About 80 percent of the investments tied to the bill have gone to Republican congressional districts, according to an analysis by Atlas Public Policy, a research firm. They include battery plants across the Southeast, a lithium mine in Nevada and wind farms in Texas.
Nevertheless, Mr. Trump has said he wants to dismantle the Inflation Reduction Act, and many Republicans in Congress support eliminating all incentives for clean energy.
Energy companies have also hired prominent Republican lobbyists in recent months, with some asking for help preserving the tax credits. And even some fossil fuel companies — including Occidental Petroleum, which has a growing carbon capture business — have come out in support of the tax credits.
Supporters of the tax credits argue that eliminating the incentives would harm consumers.
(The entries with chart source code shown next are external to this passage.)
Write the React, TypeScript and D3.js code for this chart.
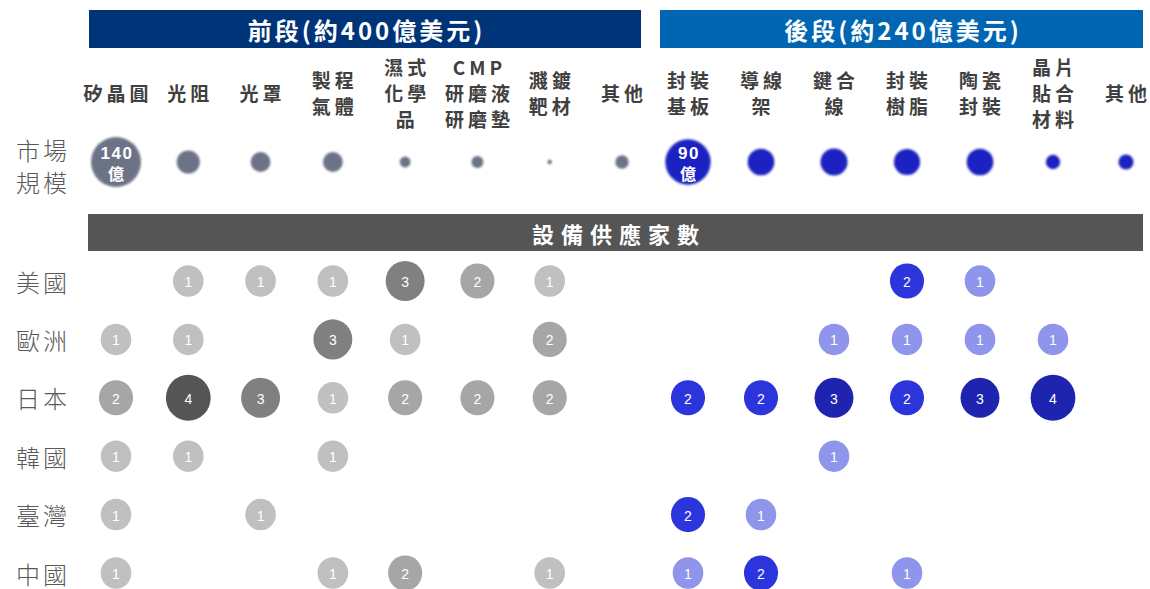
import React from 'react';
import * as d3 from 'd3';

// categories (label lines) per segment
const frontCategories = [['矽晶圓'], ['光阻'], ['光罩'], ['製程', '氣體'], ['濕式', '化學', '品'], ['CMP', '研磨液', '研磨墊'], ['濺鍍', '靶材'], ['其他']];
const backCategories = [['封裝', '基板'], ['導線', '架'], ['鍵合', '線'], ['封裝', '樹脂'], ['陶瓷', '封裝'], ['晶片', '貼合', '材料'], ['其他']];

// market size, 億美元
const frontMarket = [140, 30, 22, 22, 6.5, 8, 1.2, 10];
const backMarket = [90, 31, 32, 30, 31, 9, 10];

const countries = ['美國', '歐洲', '日本', '韓國', '臺灣', '中國'];

// number of equipment suppliers, 0 = none
const frontSuppliers = [
  [0, 1, 1, 1, 3, 2, 1, 0],
  [1, 1, 0, 3, 1, 0, 2, 0],
  [2, 4, 3, 1, 2, 2, 2, 0],
  [1, 1, 0, 1, 0, 0, 0, 0],
  [1, 0, 1, 0, 0, 0, 0, 0],
  [1, 0, 0, 1, 2, 0, 1, 0],
];
const backSuppliers = [
  [0, 0, 0, 2, 1, 0, 0],
  [0, 0, 1, 1, 1, 1, 0],
  [2, 2, 3, 2, 3, 4, 0],
  [0, 0, 1, 0, 0, 0, 0],
  [2, 1, 0, 0, 0, 0, 0],
  [1, 2, 0, 1, 0, 0, 0],
];

const frontTitle = '前段(約400億美元)';
const backTitle = '後段(約240億美元)';
const supplierTitle = '設備供應家數';
const marketLabel = ['市場', '規模'];

const CJK = '"Noto Sans CJK TC", "Noto Sans", sans-serif';
const LATIN = '"Liberation Sans", Arial, sans-serif';

export default function App() {
  const width = 1150, height = 589;

  const frontX = d3.scalePoint<number>().domain(d3.range(frontCategories.length)).range([116, 622]);
  const backX = d3.scalePoint<number>().domain(d3.range(backCategories.length)).range([688, 1126]);
  const rowY = d3.scalePoint<string>().domain(countries).range([281, 573]);

  const frontR = d3.scaleSqrt().domain([0, 140]).range([0, 25]);
  const backR = d3.scaleSqrt().domain([0, 90]).range([0, 22.7]);
  const countR = d3.scalePow().exponent(1.6).domain([1, 4]).range([15.3, 22.4]);

  const frontColor = d3.scaleOrdinal<number, string>().domain([1, 2, 3, 4]).range(['#c0c0c0', '#a6a6a6', '#808080', '#555555']);
  const backColor = d3.scaleOrdinal<number, string>().domain([1, 2, 3, 4]).range(['#8e95ea', '#2c35dc', '#1f24b0', '#1f24b0']);

  const headerMidY = 92, lineH = 26, marketY = 162;

  const segments = [
    { cats: frontCategories, x: frontX, market: frontMarket, r: frontR, sup: frontSuppliers, color: frontColor, bubble: '#6c7386' },
    { cats: backCategories, x: backX, market: backMarket, r: backR, sup: backSuppliers, color: backColor, bubble: '#1e22c2' },
  ];

  return (
    <svg width={width} height={height} style={{ position: 'absolute', left: 0, top: 0, background: '#fff' }}>
      <defs>
        <filter id="soft" x="-20%" y="-20%" width="140%" height="140%">
          <feGaussianBlur stdDeviation="0.8" />
        </filter>
      </defs>

      {/* segment title bars */}
      <rect x={89} y={10} width={552} height={38} fill="#003478" />
      <text x={365} y={29} dx={1.5} textAnchor="middle" dominantBaseline="central" fill="#fff"
        fontFamily={CJK} fontWeight={700} fontSize={24} letterSpacing={3}>{frontTitle}</text>
      <rect x={660} y={10} width={483} height={38} fill="#0066b3" />
      <text x={901.5} y={29} dx={1.5} textAnchor="middle" dominantBaseline="central" fill="#fff"
        fontFamily={CJK} fontWeight={700} fontSize={24} letterSpacing={3}>{backTitle}</text>

      {/* column headers */}
      {segments.map((s, si) => s.cats.map((lines, i) => (
        <text key={`h${si}-${i}`} textAnchor="middle" fill="#404040" fontFamily={CJK}
          fontWeight={700} fontSize={19} letterSpacing={4}>
          {lines.map((l, j) => (
            <tspan key={j} x={s.x(i)! + 2} y={headerMidY + (j - (lines.length - 1) / 2) * lineH}
              dominantBaseline="central">{l}</tspan>
          ))}
        </text>
      )))}

      {/* market size row */}
      {marketLabel.map((l, j) => (
        <text key={l} x={16} y={149 + j * 32} dominantBaseline="central" fill="#595959"
          fontFamily={CJK} fontWeight={300} fontSize={24} letterSpacing={3}>{l}</text>
      ))}
      {segments.map((s, si) => s.market.map((v, i) => (
        <g key={`m${si}-${i}`}>
          <circle cx={s.x(i)} cy={marketY} r={s.r(v)} fill={s.bubble} filter="url(#soft)" />
          {i === 0 && (
            <>
              <text x={s.x(i)! + 1} y={marketY - 9} textAnchor="middle" dominantBaseline="central" fill="#fff"
                fontFamily={LATIN} fontWeight={700} fontSize={17} letterSpacing={1.5}>{v}</text>
              <text x={s.x(i)} y={marketY + 11} textAnchor="middle" dominantBaseline="central" fill="#fff"
                fontFamily={CJK} fontWeight={700} fontSize={16}>億</text>
            </>
          )}
        </g>
      )))}

      {/* supplier title bar */}
      <rect x={88} y={214} width={1055} height={37} fill="#555555" />
      <text x={615.5} y={232.5} dx={3.5} textAnchor="middle" dominantBaseline="central" fill="#fff"
        fontFamily={CJK} fontWeight={700} fontSize={22} letterSpacing={7}>{supplierTitle}</text>

      {/* country rows */}
      {countries.map((c, ci) => (
        <g key={c}>
          <text x={16} y={rowY(c)} dominantBaseline="central" fill="#595959"
            fontFamily={CJK} fontWeight={300} fontSize={24} letterSpacing={3}>{c}</text>
          {segments.map((s, si) => s.sup[ci].map((v, i) => v > 0 && (
            <g key={`${si}-${i}`}>
              <ellipse cx={s.x(i)} cy={rowY(c)} rx={countR(v)} ry={countR(v) * 1.03} fill={s.color(v)} />
              <text x={s.x(i)} y={rowY(c)! + 1} textAnchor="middle" dominantBaseline="central" fill="#fff"
                fontFamily={LATIN} fontSize={14}>{v}</text>
            </g>
          )))}
        </g>
      ))}
    </svg>
  );
}
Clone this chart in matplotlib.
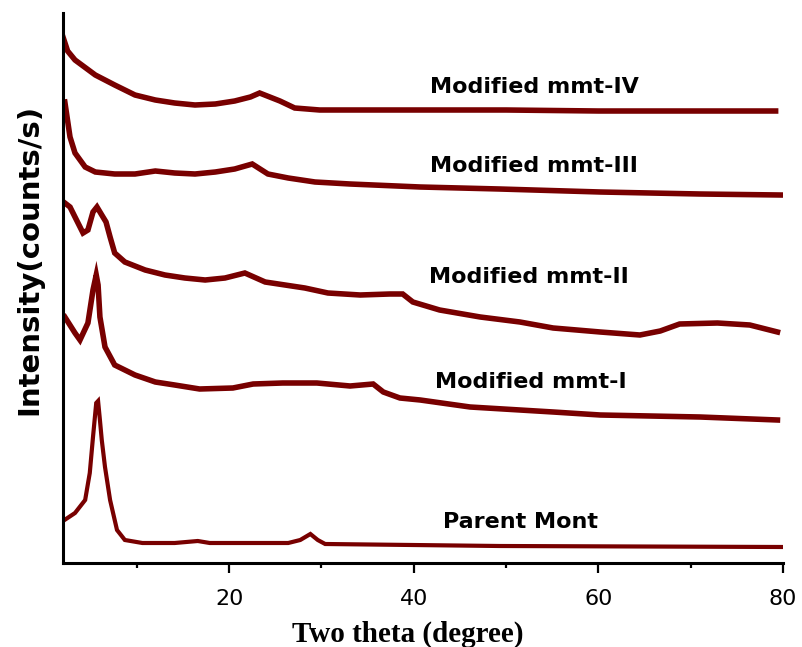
import numpy as np
import matplotlib
matplotlib.use('Agg')
import matplotlib.pyplot as plt

# Two theta (degree) and relative height (arb. units, offset for stacking)
x_iv = [2.0, 2.5, 3.3, 5.5, 7.6, 9.8, 12.0, 14.1, 16.3, 18.5, 20.6, 22.3, 23.3, 24.4, 25.5, 27.1,
        29.8, 40.0, 50.0, 60.0, 70.0, 79.2]
y_iv = [526, 512, 503, 488, 478, 468, 463, 460, 458, 459, 462, 466, 470, 466, 462, 455,
        453, 453, 453, 452, 452, 452]

x_iii = [2.2, 2.76, 3.3, 4.4, 5.5, 7.6, 9.8, 12.0, 14.1, 16.3, 18.5, 20.6, 22.5, 24.2,
         26.4, 29.3, 33.1, 40.7, 49.3, 60.2, 71.0, 79.7]
y_iii = [461, 426, 410, 396, 391, 389, 389, 392, 390, 389, 391, 394, 399, 389,
         385, 381, 379, 376, 374, 371, 369, 368]

x_ii = [2.2, 2.76, 3.3, 4.17, 4.7, 5.25, 5.68, 6.2, 6.66, 7.1, 7.6, 8.7, 10.9, 13.05,
        15.2, 17.4, 19.55, 21.7, 23.9, 26.05, 28.2, 30.7, 34.2, 37.4, 38.8, 39.9, 42.8,
        47.2, 51.5, 55.1, 60.2, 64.5, 66.7, 68.8, 72.9, 76.4, 79.4]
y_ii = [360, 356, 346, 330, 333, 351, 356, 348, 341, 326, 310, 301, 293, 288,
        285, 283, 285, 290, 281, 278, 275, 270, 268, 269, 269, 261, 253,
        246, 241, 235, 231, 228, 232, 239, 240, 238, 231]

x_i = [2.2, 3.3, 3.84, 4.7, 5.25, 5.6, 5.8, 6.0, 6.55, 7.6, 9.8, 12.0, 14.1, 16.8,
       20.4, 22.6, 25.8, 29.5, 33.1, 35.6, 36.7, 38.5, 40.7, 46.1, 51.5, 55.1, 60.2,
       71.0, 79.4]
y_i = [246, 230, 223, 240, 273, 288, 278, 246, 216, 198, 188, 181, 178, 174,
       175, 179, 180, 180, 177, 179, 171, 165, 163, 156, 153, 151, 148,
       146, 143]

x_p = [2.0, 3.3, 4.4, 4.9, 5.25, 5.6, 5.8, 6.0, 6.2, 6.55, 7.1, 7.85, 8.7, 10.6, 14.1,
       16.6, 17.9, 26.4, 27.7, 28.8, 29.6, 30.4, 49.3, 80.0]
y_p = [42, 50, 63, 90, 126, 160, 162, 143, 123, 96, 63, 33, 23, 20, 20,
       22, 20, 20, 23, 29, 23, 19, 17, 16]

labels = ['Modified mmt-IV', 'Modified mmt-III', 'Modified mmt-II', 'Modified mmt-I', 'Parent Mont']
label_x = [41.8, 41.8, 41.65, 42.3, 43.2]
label_y = [476, 397, 286, 181, 41]

col = '#780000'

fig = plt.figure(figsize=(8.02, 6.47), dpi=100)
ax = fig.add_axes([63 / 802, 1 - 563 / 647, (783 - 63) / 802, (563 - 13) / 647])

for xs, ys, lw in [(x_iv, y_iv, 4), (x_iii, y_iii, 4), (x_ii, y_ii, 4), (x_i, y_i, 4), (x_p, y_p, 3)]:
    ax.plot(xs, ys, color=col, lw=lw, solid_joinstyle='miter')

for t, lx, ly in zip(labels, label_x, label_y):
    ax.text(lx, ly, t, fontsize=16, fontweight='bold', family='DejaVu Sans', va='center', ha='left')

ax.set_xlim(2, 80)
ax.set_ylim(0, 550)
ax.set_xticks([20, 40, 60, 80])
ax.set_xticks([10, 30, 50, 70], minor=True)
ax.set_yticks([])
ax.tick_params(axis='x', which='major', length=7, width=1.6, labelsize=16, pad=12, direction='out')
ax.tick_params(axis='x', which='minor', length=3.5, width=1.6, direction='out')
for s in ['top', 'right']:
    ax.spines[s].set_visible(False)
for s in ['left', 'bottom']:
    ax.spines[s].set_linewidth(2.2)

fig.text(0.037, 1 - 259 / 647, 'Intensity(counts/s)', rotation=90, fontsize=21, fontweight='bold',
         family='DejaVu Sans', ha='center', va='center')
fig.text(408 / 802, 1 - 634 / 647, 'Two theta (degree)', fontsize=21, fontweight='bold',
         family='Liberation Serif', ha='center', va='center')

fig.savefig('out.png', dpi=100)
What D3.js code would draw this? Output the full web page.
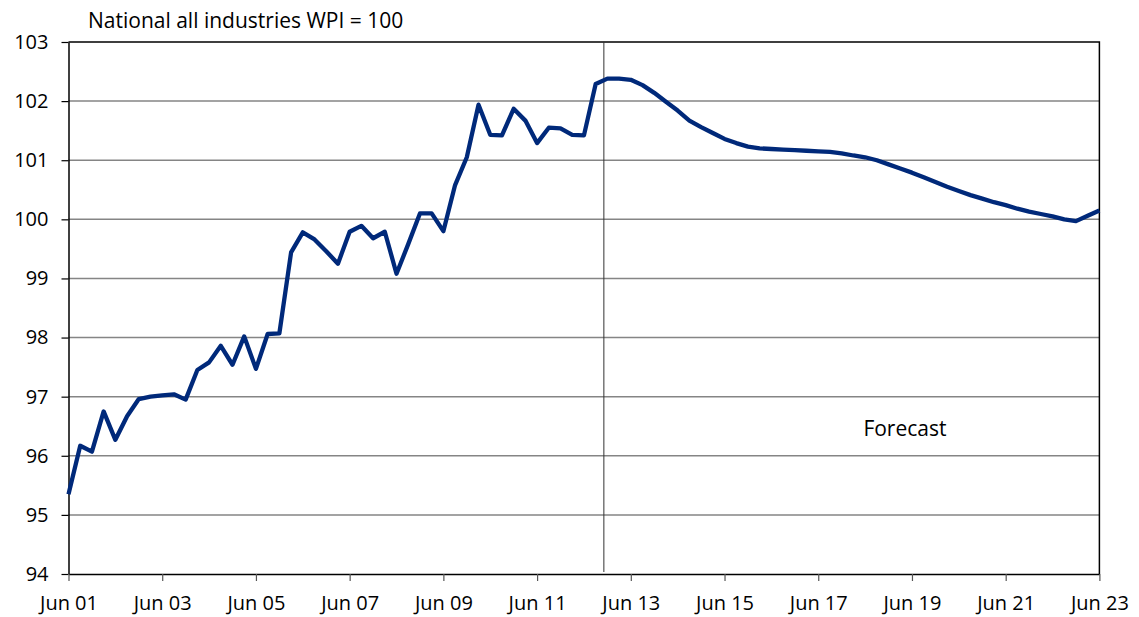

The House Republicans’ letter claims that repealing the tax credits “would increase utility bills the very next day.”
A report from the Clean Energy Buyers Association, an industry trade group, found that repealing two of the tax credits “would raise average U.S. residential electricity prices by nearly 7 percent by 2026,” amounting to an annual increase of more than $110 for the average American residential customer.
Now many members of Congress and business leaders are scrambling to protect projects that are already in the works. Companies plan large investments over long time horizons, and many are counting on the tax credits. Eliminating them overnight would be disruptive, supporters say, and would discourage other companies from investing in the United States.
Some representatives in congress are skeptical that if a spending package comes to a vote and the clean energy tax credits are not protected, House Republicans will vote against their own party.
“I really struggle to believe that if we get all the way to the point of a floor vote on a full reconciliation bill in the House, is anyone really going to step forward and take all that heat from Trump, all that heat from the rest of the party, and vote no?” said Mr. Miller, the analyst. “That’s pretty hard.”
Note:
Information for this story came from stories in the New York Times in March 2025.